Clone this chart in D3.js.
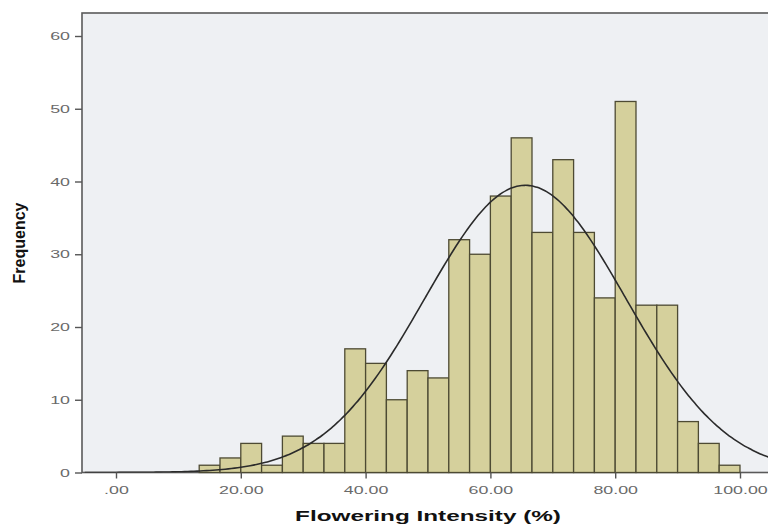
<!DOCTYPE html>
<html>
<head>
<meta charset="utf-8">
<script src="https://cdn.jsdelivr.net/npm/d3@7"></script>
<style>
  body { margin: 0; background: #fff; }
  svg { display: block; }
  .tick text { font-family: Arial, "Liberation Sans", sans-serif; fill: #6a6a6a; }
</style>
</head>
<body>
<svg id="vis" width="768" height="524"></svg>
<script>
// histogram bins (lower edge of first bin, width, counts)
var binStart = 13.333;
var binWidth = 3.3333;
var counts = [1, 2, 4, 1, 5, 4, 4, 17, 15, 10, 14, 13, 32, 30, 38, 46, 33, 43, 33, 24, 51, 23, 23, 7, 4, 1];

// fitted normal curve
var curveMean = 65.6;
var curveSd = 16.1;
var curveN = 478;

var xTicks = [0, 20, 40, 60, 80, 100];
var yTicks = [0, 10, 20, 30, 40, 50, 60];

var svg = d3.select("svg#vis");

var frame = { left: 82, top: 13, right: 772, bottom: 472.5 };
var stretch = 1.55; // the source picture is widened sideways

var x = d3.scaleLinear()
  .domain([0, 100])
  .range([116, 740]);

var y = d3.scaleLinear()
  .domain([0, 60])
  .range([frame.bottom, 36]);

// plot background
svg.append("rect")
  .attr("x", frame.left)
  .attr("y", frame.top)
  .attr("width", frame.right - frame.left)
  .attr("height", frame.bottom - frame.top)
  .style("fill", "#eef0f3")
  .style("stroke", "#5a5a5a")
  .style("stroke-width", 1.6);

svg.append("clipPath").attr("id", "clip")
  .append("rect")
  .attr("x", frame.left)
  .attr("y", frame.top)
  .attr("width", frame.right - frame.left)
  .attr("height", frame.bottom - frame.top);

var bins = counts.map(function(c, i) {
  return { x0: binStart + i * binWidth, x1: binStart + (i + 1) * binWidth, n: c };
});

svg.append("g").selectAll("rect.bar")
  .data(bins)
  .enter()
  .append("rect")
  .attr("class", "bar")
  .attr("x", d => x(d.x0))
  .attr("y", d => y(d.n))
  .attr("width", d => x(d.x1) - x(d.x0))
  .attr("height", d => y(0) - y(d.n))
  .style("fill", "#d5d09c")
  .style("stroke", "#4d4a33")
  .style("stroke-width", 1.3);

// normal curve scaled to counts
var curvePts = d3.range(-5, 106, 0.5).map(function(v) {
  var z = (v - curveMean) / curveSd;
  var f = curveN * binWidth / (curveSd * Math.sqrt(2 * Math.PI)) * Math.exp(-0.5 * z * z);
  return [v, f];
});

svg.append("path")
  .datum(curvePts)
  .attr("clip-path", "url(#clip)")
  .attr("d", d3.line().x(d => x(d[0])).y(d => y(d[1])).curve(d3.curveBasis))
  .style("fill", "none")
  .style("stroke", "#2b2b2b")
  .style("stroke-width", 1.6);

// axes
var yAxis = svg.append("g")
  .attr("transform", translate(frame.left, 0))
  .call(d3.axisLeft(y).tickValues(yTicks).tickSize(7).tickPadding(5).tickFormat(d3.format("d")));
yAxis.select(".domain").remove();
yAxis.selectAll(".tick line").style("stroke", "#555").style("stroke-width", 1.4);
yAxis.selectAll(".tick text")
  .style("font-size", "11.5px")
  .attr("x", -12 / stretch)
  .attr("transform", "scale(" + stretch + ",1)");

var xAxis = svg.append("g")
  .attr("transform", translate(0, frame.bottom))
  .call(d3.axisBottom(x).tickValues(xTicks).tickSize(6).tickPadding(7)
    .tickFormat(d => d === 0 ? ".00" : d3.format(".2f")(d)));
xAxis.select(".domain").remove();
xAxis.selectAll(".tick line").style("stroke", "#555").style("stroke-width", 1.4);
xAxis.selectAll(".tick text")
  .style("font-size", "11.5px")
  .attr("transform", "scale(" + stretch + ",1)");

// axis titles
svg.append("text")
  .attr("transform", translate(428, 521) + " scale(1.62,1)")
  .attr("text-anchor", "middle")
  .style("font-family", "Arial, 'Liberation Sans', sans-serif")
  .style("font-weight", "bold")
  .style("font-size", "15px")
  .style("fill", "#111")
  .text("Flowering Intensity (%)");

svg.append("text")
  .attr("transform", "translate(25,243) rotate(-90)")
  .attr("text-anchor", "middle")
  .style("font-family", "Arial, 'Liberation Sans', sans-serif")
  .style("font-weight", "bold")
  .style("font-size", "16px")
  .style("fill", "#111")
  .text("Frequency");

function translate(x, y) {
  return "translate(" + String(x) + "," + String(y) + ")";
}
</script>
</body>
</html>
--------------------
» **What you have to do**: Skipping the pictures, transcribe each line above exactly as it appears.

» **Reply**:
Clone this chart in D3.js.
<!DOCTYPE html>
<html>
<head>
<meta charset="utf-8">
<script src="https://cdn.jsdelivr.net/npm/d3@7"></script>
<style>
  body { margin: 0; background: #fff; }
  svg { display: block; }
  .tick text { font-family: Arial, "Liberation Sans", sans-serif; fill: #6a6a6a; }
</style>
</head>
<body>
<svg id="vis" width="768" height="524"></svg>
<script>
// histogram bins (lower edge of first bin, width, counts)
var binStart = 13.333;
var binWidth = 3.3333;
var counts = [1, 2, 4, 1, 5, 4, 4, 17, 15, 10, 14, 13, 32, 30, 38, 46, 33, 43, 33, 24, 51, 23, 23, 7, 4, 1];

// fitted normal curve
var curveMean = 65.6;
var curveSd = 16.1;
var curveN = 478;

var xTicks = [0, 20, 40, 60, 80, 100];
var yTicks = [0, 10, 20, 30, 40, 50, 60];

var svg = d3.select("svg#vis");

var frame = { left: 82, top: 13, right: 772, bottom: 472.5 };
var stretch = 1.55; // the source picture is widened sideways

var x = d3.scaleLinear()
  .domain([0, 100])
  .range([116, 740]);

var y = d3.scaleLinear()
  .domain([0, 60])
  .range([frame.bottom, 36]);

// plot background
svg.append("rect")
  .attr("x", frame.left)
  .attr("y", frame.top)
  .attr("width", frame.right - frame.left)
  .attr("height", frame.bottom - frame.top)
  .style("fill", "#eef0f3")
  .style("stroke", "#5a5a5a")
  .style("stroke-width", 1.6);

svg.append("clipPath").attr("id", "clip")
  .append("rect")
  .attr("x", frame.left)
  .attr("y", frame.top)
  .attr("width", frame.right - frame.left)
  .attr("height", frame.bottom - frame.top);

var bins = counts.map(function(c, i) {
  return { x0: binStart + i * binWidth, x1: binStart + (i + 1) * binWidth, n: c };
});

svg.append("g").selectAll("rect.bar")
  .data(bins)
  .enter()
  .append("rect")
  .attr("class", "bar")
  .attr("x", d => x(d.x0))
  .attr("y", d => y(d.n))
  .attr("width", d => x(d.x1) - x(d.x0))
  .attr("height", d => y(0) - y(d.n))
  .style("fill", "#d5d09c")
  .style("stroke", "#4d4a33")
  .style("stroke-width", 1.3);

// normal curve scaled to counts
var curvePts = d3.range(-5, 106, 0.5).map(function(v) {
  var z = (v - curveMean) / curveSd;
  var f = curveN * binWidth / (curveSd * Math.sqrt(2 * Math.PI)) * Math.exp(-0.5 * z * z);
  return [v, f];
});

svg.append("path")
  .datum(curvePts)
  .attr("clip-path", "url(#clip)")
  .attr("d", d3.line().x(d => x(d[0])).y(d => y(d[1])).curve(d3.curveBasis))
  .style("fill", "none")
  .style("stroke", "#2b2b2b")
  .style("stroke-width", 1.6);

// axes
var yAxis = svg.append("g")
  .attr("transform", translate(frame.left, 0))
  .call(d3.axisLeft(y).tickValues(yTicks).tickSize(7).tickPadding(5).tickFormat(d3.format("d")));
yAxis.select(".domain").remove();
yAxis.selectAll(".tick line").style("stroke", "#555").style("stroke-width", 1.4);
yAxis.selectAll(".tick text")
  .style("font-size", "11.5px")
  .attr("x", -12 / stretch)
  .attr("transform", "scale(" + stretch + ",1)");

var xAxis = svg.append("g")
  .attr("transform", translate(0, frame.bottom))
  .call(d3.axisBottom(x).tickValues(xTicks).tickSize(6).tickPadding(7)
    .tickFormat(d => d === 0 ? ".00" : d3.format(".2f")(d)));
xAxis.select(".domain").remove();
xAxis.selectAll(".tick line").style("stroke", "#555").style("stroke-width", 1.4);
xAxis.selectAll(".tick text")
  .style("font-size", "11.5px")
  .attr("transform", "scale(" + stretch + ",1)");

// axis titles
svg.append("text")
  .attr("transform", translate(428, 521) + " scale(1.62,1)")
  .attr("text-anchor", "middle")
  .style("font-family", "Arial, 'Liberation Sans', sans-serif")
  .style("font-weight", "bold")
  .style("font-size", "15px")
  .style("fill", "#111")
  .text("Flowering Intensity (%)");

svg.append("text")
  .attr("transform", "translate(25,243) rotate(-90)")
  .attr("text-anchor", "middle")
  .style("font-family", "Arial, 'Liberation Sans', sans-serif")
  .style("font-weight", "bold")
  .style("font-size", "16px")
  .style("fill", "#111")
  .text("Frequency");

function translate(x, y) {
  return "translate(" + String(x) + "," + String(y) + ")";
}
</script>
</body>
</html>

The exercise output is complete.